Request:
Starting at the line containing "Write a web" and ending at the line containing "var colorFV = ['#993366', '#73264D', '#4D1A33'];", reproduce each line exactly as written, with both end lines included and all pictures omitted.

══════════

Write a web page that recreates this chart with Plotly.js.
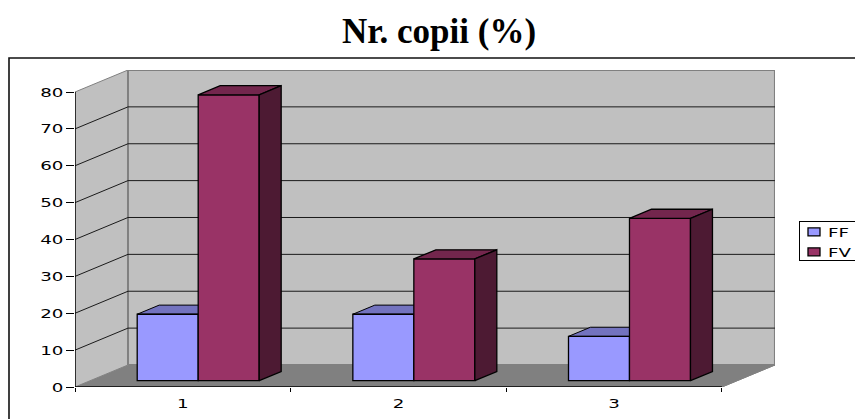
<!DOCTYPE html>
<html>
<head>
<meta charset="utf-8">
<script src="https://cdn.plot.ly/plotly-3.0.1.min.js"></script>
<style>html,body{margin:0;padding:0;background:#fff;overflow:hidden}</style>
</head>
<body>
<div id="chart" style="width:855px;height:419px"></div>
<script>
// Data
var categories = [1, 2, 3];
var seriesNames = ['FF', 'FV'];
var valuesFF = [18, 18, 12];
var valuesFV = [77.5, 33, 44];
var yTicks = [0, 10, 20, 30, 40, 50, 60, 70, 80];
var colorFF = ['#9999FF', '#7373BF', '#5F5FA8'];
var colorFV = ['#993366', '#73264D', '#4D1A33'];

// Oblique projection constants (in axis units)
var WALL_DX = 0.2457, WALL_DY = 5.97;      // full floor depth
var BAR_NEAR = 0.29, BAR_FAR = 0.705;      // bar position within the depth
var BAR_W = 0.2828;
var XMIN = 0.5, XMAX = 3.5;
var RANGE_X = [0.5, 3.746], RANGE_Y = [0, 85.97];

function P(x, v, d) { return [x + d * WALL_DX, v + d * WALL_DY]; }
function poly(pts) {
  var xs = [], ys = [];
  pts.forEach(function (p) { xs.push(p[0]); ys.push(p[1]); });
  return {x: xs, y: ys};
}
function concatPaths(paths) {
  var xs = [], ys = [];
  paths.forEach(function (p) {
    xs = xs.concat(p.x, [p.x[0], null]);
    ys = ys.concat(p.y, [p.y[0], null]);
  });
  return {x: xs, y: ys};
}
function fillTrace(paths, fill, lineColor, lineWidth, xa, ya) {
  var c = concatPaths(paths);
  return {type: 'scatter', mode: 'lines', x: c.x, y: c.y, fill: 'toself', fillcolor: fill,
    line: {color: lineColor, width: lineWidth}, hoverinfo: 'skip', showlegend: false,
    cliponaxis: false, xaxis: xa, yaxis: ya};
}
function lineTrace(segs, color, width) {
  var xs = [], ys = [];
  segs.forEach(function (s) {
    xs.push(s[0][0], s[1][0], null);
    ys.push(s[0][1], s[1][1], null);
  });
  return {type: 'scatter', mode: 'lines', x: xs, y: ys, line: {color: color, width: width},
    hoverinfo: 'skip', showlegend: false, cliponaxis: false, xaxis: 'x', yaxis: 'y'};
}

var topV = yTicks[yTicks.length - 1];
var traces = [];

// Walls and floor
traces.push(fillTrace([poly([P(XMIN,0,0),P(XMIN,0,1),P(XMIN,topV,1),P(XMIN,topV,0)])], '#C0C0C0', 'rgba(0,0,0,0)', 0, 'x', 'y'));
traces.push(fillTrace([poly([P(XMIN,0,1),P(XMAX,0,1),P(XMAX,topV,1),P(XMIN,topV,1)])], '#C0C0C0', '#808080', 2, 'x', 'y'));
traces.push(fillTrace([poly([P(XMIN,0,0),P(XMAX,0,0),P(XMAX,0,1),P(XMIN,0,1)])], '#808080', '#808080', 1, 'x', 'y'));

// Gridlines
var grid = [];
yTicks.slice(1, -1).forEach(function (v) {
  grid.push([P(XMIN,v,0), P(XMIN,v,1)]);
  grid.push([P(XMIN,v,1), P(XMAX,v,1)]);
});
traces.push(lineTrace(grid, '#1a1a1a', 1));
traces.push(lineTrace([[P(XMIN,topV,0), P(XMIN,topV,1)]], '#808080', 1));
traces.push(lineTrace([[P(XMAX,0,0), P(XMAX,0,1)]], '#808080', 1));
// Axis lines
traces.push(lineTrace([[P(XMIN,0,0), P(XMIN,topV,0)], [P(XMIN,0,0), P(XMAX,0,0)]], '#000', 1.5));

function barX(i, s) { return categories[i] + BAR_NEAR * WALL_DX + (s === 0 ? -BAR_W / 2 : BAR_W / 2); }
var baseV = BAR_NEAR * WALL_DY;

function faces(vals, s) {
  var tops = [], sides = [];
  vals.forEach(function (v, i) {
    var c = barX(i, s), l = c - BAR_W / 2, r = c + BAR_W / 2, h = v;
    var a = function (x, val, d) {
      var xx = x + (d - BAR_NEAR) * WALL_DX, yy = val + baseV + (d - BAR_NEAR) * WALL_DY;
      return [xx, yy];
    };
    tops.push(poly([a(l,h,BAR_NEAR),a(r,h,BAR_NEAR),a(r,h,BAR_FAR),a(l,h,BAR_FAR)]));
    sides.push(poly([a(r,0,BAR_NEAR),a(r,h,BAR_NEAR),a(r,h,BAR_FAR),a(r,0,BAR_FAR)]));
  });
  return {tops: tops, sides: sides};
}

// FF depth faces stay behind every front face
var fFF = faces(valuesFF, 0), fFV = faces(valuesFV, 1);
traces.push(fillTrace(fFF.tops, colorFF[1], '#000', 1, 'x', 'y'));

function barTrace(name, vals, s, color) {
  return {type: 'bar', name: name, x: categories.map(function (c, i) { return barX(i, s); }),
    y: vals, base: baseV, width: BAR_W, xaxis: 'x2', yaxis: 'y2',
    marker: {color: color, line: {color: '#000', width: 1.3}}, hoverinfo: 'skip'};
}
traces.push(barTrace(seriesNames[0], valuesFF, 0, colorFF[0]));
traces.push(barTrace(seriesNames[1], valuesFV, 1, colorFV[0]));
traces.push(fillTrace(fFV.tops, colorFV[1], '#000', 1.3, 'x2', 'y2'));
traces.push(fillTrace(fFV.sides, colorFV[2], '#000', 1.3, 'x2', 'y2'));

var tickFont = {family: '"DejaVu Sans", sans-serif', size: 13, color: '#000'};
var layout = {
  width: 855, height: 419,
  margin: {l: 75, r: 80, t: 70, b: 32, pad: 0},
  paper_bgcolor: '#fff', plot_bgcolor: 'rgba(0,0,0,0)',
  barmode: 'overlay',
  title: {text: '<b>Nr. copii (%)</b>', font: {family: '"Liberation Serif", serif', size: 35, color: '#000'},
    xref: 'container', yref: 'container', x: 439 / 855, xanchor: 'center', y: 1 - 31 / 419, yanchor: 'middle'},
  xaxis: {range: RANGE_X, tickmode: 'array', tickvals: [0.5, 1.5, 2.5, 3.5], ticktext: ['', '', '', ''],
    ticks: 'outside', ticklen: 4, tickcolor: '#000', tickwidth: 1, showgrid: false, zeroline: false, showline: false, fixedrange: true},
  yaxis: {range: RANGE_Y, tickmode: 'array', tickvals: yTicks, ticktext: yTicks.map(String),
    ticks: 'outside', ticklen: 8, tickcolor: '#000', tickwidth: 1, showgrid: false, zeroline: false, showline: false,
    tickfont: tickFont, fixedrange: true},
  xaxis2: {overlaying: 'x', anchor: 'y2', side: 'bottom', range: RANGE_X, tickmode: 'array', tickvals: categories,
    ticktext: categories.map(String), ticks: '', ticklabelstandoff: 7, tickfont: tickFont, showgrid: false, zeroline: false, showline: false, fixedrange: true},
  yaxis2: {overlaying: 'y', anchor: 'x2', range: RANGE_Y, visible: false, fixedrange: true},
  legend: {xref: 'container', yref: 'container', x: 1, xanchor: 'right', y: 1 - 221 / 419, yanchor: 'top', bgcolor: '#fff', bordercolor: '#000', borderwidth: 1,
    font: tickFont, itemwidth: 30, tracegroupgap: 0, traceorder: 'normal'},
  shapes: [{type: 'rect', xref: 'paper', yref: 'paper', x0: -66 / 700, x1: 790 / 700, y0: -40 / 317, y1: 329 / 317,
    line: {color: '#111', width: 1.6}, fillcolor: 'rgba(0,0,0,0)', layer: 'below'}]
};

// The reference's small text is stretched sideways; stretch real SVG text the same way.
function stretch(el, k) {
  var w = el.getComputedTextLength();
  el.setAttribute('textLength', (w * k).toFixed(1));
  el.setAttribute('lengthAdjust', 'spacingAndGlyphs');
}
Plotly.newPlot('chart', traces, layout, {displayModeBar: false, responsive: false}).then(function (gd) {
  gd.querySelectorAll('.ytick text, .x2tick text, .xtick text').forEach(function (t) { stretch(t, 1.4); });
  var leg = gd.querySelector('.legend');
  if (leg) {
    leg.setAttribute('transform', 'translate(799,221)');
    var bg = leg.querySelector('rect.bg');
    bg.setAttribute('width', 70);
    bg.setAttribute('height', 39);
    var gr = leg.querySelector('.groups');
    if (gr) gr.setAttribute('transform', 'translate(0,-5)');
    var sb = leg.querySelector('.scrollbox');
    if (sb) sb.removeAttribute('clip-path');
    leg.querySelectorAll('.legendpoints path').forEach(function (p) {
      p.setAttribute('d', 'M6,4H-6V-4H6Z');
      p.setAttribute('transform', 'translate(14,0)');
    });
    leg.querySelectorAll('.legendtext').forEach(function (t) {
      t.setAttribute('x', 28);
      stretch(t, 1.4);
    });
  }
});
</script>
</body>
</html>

══════════

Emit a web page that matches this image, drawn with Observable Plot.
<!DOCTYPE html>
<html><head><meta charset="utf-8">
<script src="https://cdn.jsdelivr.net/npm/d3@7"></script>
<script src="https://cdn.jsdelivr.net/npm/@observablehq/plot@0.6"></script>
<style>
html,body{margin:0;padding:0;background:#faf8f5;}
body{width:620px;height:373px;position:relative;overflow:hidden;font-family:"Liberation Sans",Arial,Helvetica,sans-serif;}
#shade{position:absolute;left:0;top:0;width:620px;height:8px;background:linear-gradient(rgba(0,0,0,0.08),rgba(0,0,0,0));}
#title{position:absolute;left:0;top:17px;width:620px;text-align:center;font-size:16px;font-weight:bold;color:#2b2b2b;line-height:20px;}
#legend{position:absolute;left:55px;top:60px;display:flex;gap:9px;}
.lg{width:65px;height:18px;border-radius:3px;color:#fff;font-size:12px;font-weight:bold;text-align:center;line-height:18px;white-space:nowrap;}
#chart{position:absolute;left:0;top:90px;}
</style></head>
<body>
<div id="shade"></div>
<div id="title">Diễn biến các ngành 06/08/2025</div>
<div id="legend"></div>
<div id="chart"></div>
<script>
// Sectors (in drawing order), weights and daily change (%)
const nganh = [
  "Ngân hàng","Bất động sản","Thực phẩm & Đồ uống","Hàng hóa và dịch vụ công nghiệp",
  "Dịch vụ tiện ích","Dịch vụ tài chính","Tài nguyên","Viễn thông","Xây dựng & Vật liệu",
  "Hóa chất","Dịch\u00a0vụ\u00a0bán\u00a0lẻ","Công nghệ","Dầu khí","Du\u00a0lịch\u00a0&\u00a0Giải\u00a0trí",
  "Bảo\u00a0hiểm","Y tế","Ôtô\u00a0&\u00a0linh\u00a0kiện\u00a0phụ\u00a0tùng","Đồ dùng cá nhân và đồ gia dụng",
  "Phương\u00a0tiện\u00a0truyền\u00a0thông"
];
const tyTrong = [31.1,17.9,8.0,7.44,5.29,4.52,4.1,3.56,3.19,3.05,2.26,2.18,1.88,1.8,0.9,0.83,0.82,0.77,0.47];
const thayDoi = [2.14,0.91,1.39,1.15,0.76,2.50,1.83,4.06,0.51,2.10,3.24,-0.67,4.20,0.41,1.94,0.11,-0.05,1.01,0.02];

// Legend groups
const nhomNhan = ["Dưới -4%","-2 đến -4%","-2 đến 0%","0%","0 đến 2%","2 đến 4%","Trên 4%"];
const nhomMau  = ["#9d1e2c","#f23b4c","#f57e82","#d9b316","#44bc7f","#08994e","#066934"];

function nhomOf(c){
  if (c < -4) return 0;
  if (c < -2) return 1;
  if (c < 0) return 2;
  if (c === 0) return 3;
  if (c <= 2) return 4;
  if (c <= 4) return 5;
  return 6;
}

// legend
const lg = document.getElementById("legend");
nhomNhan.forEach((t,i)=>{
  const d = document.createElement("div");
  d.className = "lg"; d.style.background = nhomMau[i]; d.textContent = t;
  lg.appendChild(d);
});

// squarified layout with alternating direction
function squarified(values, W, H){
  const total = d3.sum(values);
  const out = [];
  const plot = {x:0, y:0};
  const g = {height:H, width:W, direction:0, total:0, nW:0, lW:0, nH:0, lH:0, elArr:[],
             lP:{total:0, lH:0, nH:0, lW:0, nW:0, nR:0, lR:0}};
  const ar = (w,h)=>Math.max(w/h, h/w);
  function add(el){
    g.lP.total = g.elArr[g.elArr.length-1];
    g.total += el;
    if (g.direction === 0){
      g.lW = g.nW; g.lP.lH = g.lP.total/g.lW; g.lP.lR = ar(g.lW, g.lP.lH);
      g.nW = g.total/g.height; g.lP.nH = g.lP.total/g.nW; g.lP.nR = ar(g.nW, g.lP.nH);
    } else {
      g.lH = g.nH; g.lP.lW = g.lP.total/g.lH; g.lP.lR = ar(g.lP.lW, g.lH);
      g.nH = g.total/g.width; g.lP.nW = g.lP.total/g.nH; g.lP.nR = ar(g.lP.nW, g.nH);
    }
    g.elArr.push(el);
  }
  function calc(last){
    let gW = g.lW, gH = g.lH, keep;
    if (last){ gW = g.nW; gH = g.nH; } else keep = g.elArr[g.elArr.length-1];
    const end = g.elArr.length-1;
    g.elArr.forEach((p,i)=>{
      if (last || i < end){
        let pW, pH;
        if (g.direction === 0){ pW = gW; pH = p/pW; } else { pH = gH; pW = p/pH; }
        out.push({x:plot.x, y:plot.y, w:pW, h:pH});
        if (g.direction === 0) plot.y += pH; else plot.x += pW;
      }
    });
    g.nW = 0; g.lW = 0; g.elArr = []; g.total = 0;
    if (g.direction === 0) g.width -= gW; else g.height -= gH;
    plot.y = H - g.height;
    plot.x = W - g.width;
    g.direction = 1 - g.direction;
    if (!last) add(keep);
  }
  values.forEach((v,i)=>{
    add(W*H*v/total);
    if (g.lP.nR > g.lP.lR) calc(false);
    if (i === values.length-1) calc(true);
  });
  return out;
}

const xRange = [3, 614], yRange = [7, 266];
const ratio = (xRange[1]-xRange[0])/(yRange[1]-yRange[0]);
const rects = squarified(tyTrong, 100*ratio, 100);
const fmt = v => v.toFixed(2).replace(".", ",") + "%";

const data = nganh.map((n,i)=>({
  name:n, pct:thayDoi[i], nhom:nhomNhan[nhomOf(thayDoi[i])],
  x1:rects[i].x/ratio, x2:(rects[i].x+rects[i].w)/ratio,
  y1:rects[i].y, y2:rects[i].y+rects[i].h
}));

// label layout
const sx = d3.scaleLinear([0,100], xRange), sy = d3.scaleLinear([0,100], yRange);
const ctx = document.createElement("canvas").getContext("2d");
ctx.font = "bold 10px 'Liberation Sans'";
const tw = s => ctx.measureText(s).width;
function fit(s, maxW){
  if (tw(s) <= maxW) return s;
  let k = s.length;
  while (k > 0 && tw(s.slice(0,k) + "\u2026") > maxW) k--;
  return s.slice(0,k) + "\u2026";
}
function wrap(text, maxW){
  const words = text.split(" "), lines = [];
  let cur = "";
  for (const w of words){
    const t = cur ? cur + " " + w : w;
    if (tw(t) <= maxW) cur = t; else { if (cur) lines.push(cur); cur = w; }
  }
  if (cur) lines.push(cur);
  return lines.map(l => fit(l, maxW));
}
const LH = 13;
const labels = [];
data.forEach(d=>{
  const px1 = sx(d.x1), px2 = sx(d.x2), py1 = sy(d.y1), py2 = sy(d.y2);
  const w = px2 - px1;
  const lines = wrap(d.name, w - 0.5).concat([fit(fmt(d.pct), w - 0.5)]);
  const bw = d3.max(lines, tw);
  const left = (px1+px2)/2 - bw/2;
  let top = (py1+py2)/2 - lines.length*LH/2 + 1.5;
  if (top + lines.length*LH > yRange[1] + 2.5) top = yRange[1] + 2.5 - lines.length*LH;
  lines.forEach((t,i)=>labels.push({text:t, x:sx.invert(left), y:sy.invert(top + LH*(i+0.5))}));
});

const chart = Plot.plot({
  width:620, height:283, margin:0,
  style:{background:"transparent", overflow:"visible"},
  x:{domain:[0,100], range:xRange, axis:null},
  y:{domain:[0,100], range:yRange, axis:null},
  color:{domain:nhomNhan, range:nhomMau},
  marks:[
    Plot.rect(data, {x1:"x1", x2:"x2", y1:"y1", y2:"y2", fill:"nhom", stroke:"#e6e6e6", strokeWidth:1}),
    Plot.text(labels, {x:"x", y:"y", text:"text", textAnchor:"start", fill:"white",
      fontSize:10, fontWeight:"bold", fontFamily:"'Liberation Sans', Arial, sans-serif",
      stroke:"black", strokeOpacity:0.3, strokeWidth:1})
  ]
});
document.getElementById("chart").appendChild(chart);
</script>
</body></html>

══════════

Result:
Write a web page that recreates this chart with Plotly.js.
<!DOCTYPE html>
<html>
<head>
<meta charset="utf-8">
<script src="https://cdn.plot.ly/plotly-3.0.1.min.js"></script>
<style>html,body{margin:0;padding:0;background:#fff;overflow:hidden}</style>
</head>
<body>
<div id="chart" style="width:855px;height:419px"></div>
<script>
// Data
var categories = [1, 2, 3];
var seriesNames = ['FF', 'FV'];
var valuesFF = [18, 18, 12];
var valuesFV = [77.5, 33, 44];
var yTicks = [0, 10, 20, 30, 40, 50, 60, 70, 80];
var colorFF = ['#9999FF', '#7373BF', '#5F5FA8'];
var colorFV = ['#993366', '#73264D', '#4D1A33'];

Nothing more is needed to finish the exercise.